Perhaps this has also allowed for other elements of the past to be transcended. White men now grow up in a country that constitutionally enshrines racial and gender equality and criminalises discrimination based on sexual orientation. Jarret, a man who worked in an industry that resulted in the murder of two of his friends, who himself once stalked a complex with a gun to confront a man he might be expected to kill, thinks that core values have changed. “The younger generation didn’t grow up like us.” Jarret has sons of his own, two boys now at university. “When I look at my own sons I can see 100% change of what we used to be. They are not aggressive in any way”.

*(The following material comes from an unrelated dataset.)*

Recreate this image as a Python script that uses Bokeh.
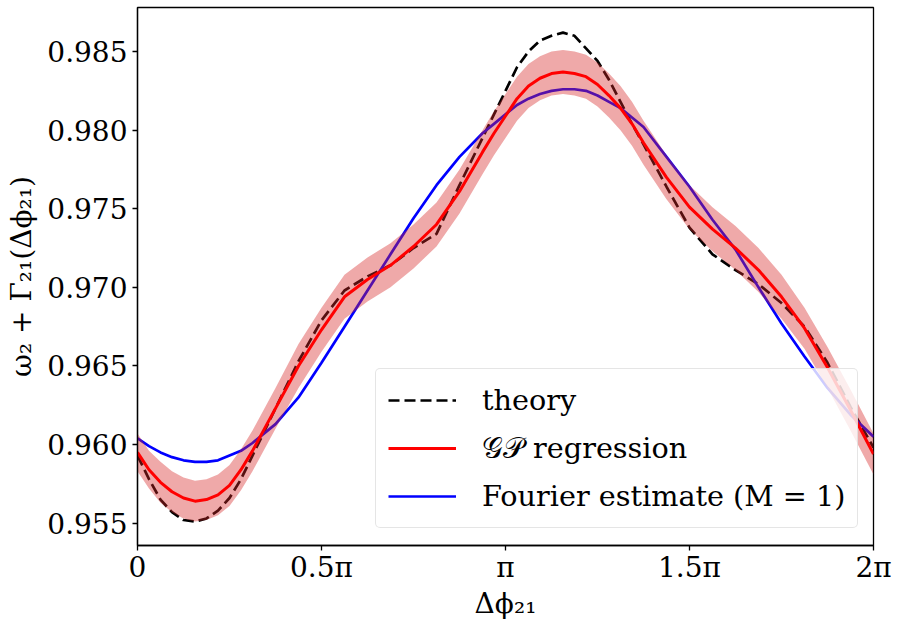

Most boxing gyms have closed down. In the upwardly mobile white suburbs of the East, boxing has largely become a component of fitness training or been replaced by the theatrics (and commercial pay offs) of Mixed Martial Arts. When I ask him if it bothers him that his sons don’t box he says, “They are not fighters — but to be honest, I don’t think I ever wanted them to be.”
*Some names and other details have been changed to protect informants’ identities.